FIG. 4 illustrates another embodiment of the invention in which a water gas shift reactor is used to generate more hydrogen from the syngas slip stream, with the shift reactor effluent then passed through physical separation means to separate and recover the hydrogen. Turning to FIG. 4, a hydrogen producing means 16 comprises a water gas shift reactor 62, into which is fed a syngas slip stream via line 28 and, steam via line 64 if the syngas doesn't contain enough water vapor. The shift reactor contains a water gas shift catalyst such as chromium oxide promoted iron oxide. In the shift reactor, the steam reacts with the CO in the presence of the catalyst to form one mole of H2 and one mole of CO2 for each mole of CO and H2O reacted, to produce a hydrogen rich gas which contains CO2 and any unreacted CO and H2O which exits the reactor and, after cooling and drum separation for water removal is passed, via line 66 into scrubber 68 for CO2 removal. Scrubber 68 is a conventional contacting tower containing inert packing or fractionation trays. A solvent, such as an aqueous amine solution or an aqueous hindered amine solution such as Flexsorb PS® containing 2-piperidine and ethanolsulfolane for removing the CO2 from the gas, as is disclosed in U.S. Pat. No. 4,112,051, enters via line 70 and removes the CO2. The particular solvent CO2 removal system or other CO2 removal means depends on the extent of CO2 removal desired. If the Flexsorb PS® system is used, virtually all of the CO2 is removed from the gas. The CO2 laden solution is removed via line 72 and sent to solvent recovery, while the scrubbed vapor reduced in CO2 is passed into heat exchanger and separation unit 76, via line 74, in which it is cooled to below 200°C F. and the water removed via line 78. The cool gas which still contains water vapor, but not liquid water, is passed into PSA unit 82 via line 80. The PSA unit separates the hydrogen from the rest of the gas to produce 99% or higher purity hydrogen, which is removed via line 30 and used according to any or all of the embodiments above. The offgas resulting from the hydrogen separation is removed via line 34 and is typically used as a low BTU value fuel. Alternately, the CO2 removal system need not be provided, with the purification of the shift effluent accomplished solely through the use of PSA.
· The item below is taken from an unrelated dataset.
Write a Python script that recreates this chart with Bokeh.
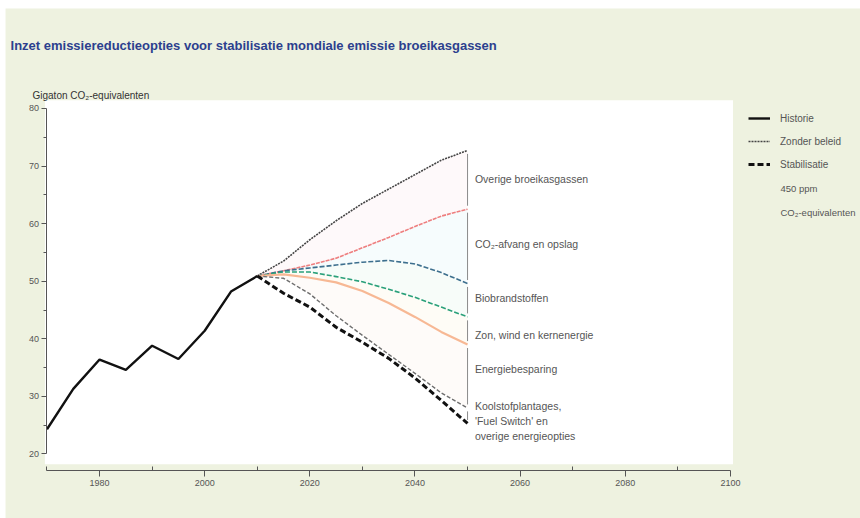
from bokeh.plotting import figure
from bokeh.models import Range1d, LinearAxis, FixedTicker, BoxAnnotation, Label, Legend, LegendItem
from bokeh.embed import file_html
from bokeh.resources import INLINE

# ---------------- data ----------------
hist_years = [1970, 1975, 1980, 1985, 1990, 1995, 2000, 2005, 2010]
historie = [24.3, 31.3, 36.4, 34.6, 38.8, 36.5, 41.4, 48.2, 50.9]

proj_years = [2010, 2015, 2020, 2025, 2030, 2035, 2040, 2045, 2050]
zonder_beleid = [50.9, 53.5, 57.2, 60.5, 63.5, 66.0, 68.5, 71.0, 72.7]
na_overige = [50.9, 51.8, 52.8, 54.0, 55.8, 57.6, 59.5, 61.3, 62.5]
na_co2_opslag = [50.9, 51.8, 52.3, 52.8, 53.3, 53.6, 53.0, 51.5, 49.6]
na_biobrandstof = [50.9, 51.6, 51.6, 50.8, 49.9, 48.6, 47.2, 45.5, 43.8]
na_zon_wind_kern = [50.9, 51.2, 50.6, 49.8, 48.3, 46.2, 43.8, 41.2, 39.0]
na_besparing = [50.9, 50.5, 47.8, 44.0, 40.6, 37.3, 34.0, 30.6, 28.0]
stabilisatie = [50.9, 47.9, 45.5, 42.0, 39.4, 36.6, 33.2, 29.3, 25.3]

wedge_labels = [
    ["Overige broeikasgassen"],
    ["CO\u2082-afvang en opslag"],
    ["Biobrandstoffen"],
    ["Zon, wind en kernenergie"],
    ["Energiebesparing"],
    ["Koolstofplantages,", "'Fuel Switch' en", "overige energieopties"],
]
x_ticks = [1980, 2000, 2020, 2040, 2060, 2080, 2100]
x_minor = [1970, 1990, 2010, 2030, 2050, 2070, 2090]
y_ticks = [20, 30, 40, 50, 60, 70, 80]
y_minor = [25, 35, 45, 55, 65, 75]

title_text = "Inzet emissiereductieopties voor stabilisatie mondiale emissie broeikasgassen"
y_label_text = "Gigaton CO\u2082-equivalenten"
legend_labels = ["Historie", "Zonder beleid", "Stabilisatie"]
legend_extra = ["450 ppm", "CO\u2082-equivalenten"]

# ---------------- style / layout ----------------
BG = "#eef2e0"
FONT = "Liberation Sans"
TXT = "#555555"

p = figure(frame_width=860, frame_height=518,
           x_range=Range1d(1961.155, 2124.75), y_range=Range1d(8.802, 98.733),
           output_backend="svg", toolbar_location=None,
           x_axis_location=None, y_axis_location=None, min_border=0,
           background_fill_color="white", border_fill_color="white", outline_line_color=None)
p.grid.visible = False

# page background (green) and white plotting panel
p.add_layout(BoxAnnotation(left=1962.11, top=97.34, fill_color=BG, fill_alpha=1.0,
                           line_alpha=0, level="underlay"))
p.add_layout(BoxAnnotation(left=1969.6, right=2100.5, bottom=18.2, top=81.4,
                           fill_color="white", fill_alpha=1.0, line_alpha=0, level="underlay"))

# axes
xaxis = LinearAxis(ticker=FixedTicker(ticks=x_ticks, minor_ticks=x_minor), bounds=(1970, 2100),
                   fixed_location=17.14,
                   axis_line_color="#555555", major_tick_line_color="#555555",
                   minor_tick_line_color="#555555", major_tick_out=6, major_tick_in=0,
                   minor_tick_in=4, minor_tick_out=0,
                   major_label_text_font=FONT, major_label_text_font_size="9px",
                   major_label_text_color=TXT, major_label_standoff=4)
p.add_layout(xaxis, "below")
yaxis = LinearAxis(ticker=FixedTicker(ticks=y_ticks, minor_ticks=y_minor), bounds=(20, 80),
                   fixed_location=1970,
                   axis_line_color="#555555", major_tick_line_color="#555555",
                   minor_tick_line_color="#555555", major_tick_out=5, major_tick_in=0,
                   minor_tick_out=3, minor_tick_in=0,
                   major_label_text_font=FONT, major_label_text_font_size="9px",
                   major_label_text_color=TXT, major_label_standoff=3)
p.add_layout(yaxis, "left")

# faint wedge fills
fill_specs = [
    (zonder_beleid, na_overige, "#fbeff0"),
    (na_overige, na_co2_opslag, "#e6f5f9"),
    (na_co2_opslag, na_biobrandstof, "#e8f6ef"),
    (na_biobrandstof, na_zon_wind_kern, "#fcf6e4"),
    (na_zon_wind_kern, na_besparing, "#fdf3ee"),
]
for top, bot, col in fill_specs:
    p.varea(x=proj_years, y1=bot, y2=top, fill_color=col, fill_alpha=0.35)

# lines
r_zonder = p.line(proj_years, zonder_beleid, line_color="#444444", line_width=1.6, line_dash="2 1")
p.line(proj_years, na_overige, line_color="#ee7f7f", line_width=1.6, line_dash="4 1")
p.line(proj_years, na_co2_opslag, line_color="#3d6f8e", line_width=1.6, line_dash="5 2")
p.line(proj_years, na_biobrandstof, line_color="#2aa07a", line_width=1.6, line_dash="5 2")
p.line(proj_years, na_zon_wind_kern, line_color="#f7b894", line_width=2.2)
p.line(proj_years, na_besparing, line_color="#6e6e6e", line_width=1.4, line_dash="4 2")
r_stab = p.line(proj_years, stabilisatie, line_color="#111111", line_width=3, line_dash="6 3")
r_hist = p.line(hist_years, historie, line_color="#111111", line_width=2.4)

# brackets at the end year
ends = [zonder_beleid[-1], na_overige[-1], na_co2_opslag[-1], na_biobrandstof[-1],
        na_zon_wind_kern[-1], na_besparing[-1], stabilisatie[-1]]
gap = 0.6
x_end = proj_years[-1]
p.segment(x0=[x_end] * 6, x1=[x_end] * 6,
          y0=[e - gap for e in ends[:-1]], y1=[e + gap for e in ends[1:]],
          line_color="#8a8a8a", line_width=1)

# wedge labels
label_y = [67.8, 56.4, 47.0, 40.6, 34.7, 28.4]
line_step = 2.6
for lines, y in zip(wedge_labels, label_y):
    for i, t in enumerate(lines):
        p.add_layout(Label(x=2051.4, y=y - i * line_step, text=t, text_font=FONT,
                           text_font_size="10.5px", text_color=TXT, text_baseline="middle"))

# title and y-axis label
p.add_layout(Label(x=1963.06, y=90.92, text=title_text, text_font=FONT, text_font_size="13px",
                   text_font_style="bold", text_color="#2c3f8e", text_baseline="middle"))
p.add_layout(Label(x=1967.24, y=82.24, text=y_label_text, text_font=FONT, text_font_size="10px",
                   text_color="#333333", text_baseline="middle"))

# legend
legend = Legend(items=[LegendItem(label=legend_labels[0], renderers=[r_hist]),
                       LegendItem(label=legend_labels[1], renderers=[r_zonder]),
                       LegendItem(label=legend_labels[2], renderers=[r_stab])],
                location=(748, 348), padding=0, margin=0, spacing=11,
                glyph_width=22, glyph_height=12, label_height=12, label_standoff=10,
                label_text_font=FONT, label_text_font_size="10px", label_text_color=TXT,
                background_fill_alpha=0, border_line_alpha=0)
p.add_layout(legend, "center")
for i, t in enumerate(legend_extra):
    p.add_layout(Label(x=2109.53, y=66.09 - i * 4.16, text=t, text_font=FONT,
                       text_font_size="9.5px", text_color=TXT, text_baseline="middle"))

open("out.html", "w").write(file_html(p, INLINE))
While the invention has been described in particular detail for an FBSG syngas generator using processed natural gas as the hydrocarbon feed to the generator, a slurry HCS unit and a hydroisomerization unit for the hydrocarbon conversion, the practice of the invention is not limited to these specific embodiments as those skilled in the art will know and appreciate. Thus, any suitable and convenient source of syngas, feed for the syngas generator and syngas generating process may be used, as may either fluid catalyst bed or fixed catalyst bed, non-slurry HCS processes. Similarly, the conversion process will comprise at least one of those listed above.

It is understood that various other embodiments and modifications in the practice of the invention will be apparent to, and can be readily made by, those skilled in the art without departing from the scope and spirit of the invention described above. Accordingly, it is not intended that the scope of the claims appended hereto be limited to the exact description set forth above, but rather that the claims be construed as encompassing all of the features of patentable novelty which reside in the present invention, including all the features and embodiments which would be treated as equivalents thereof by those skilled in the art to which the invention pertains.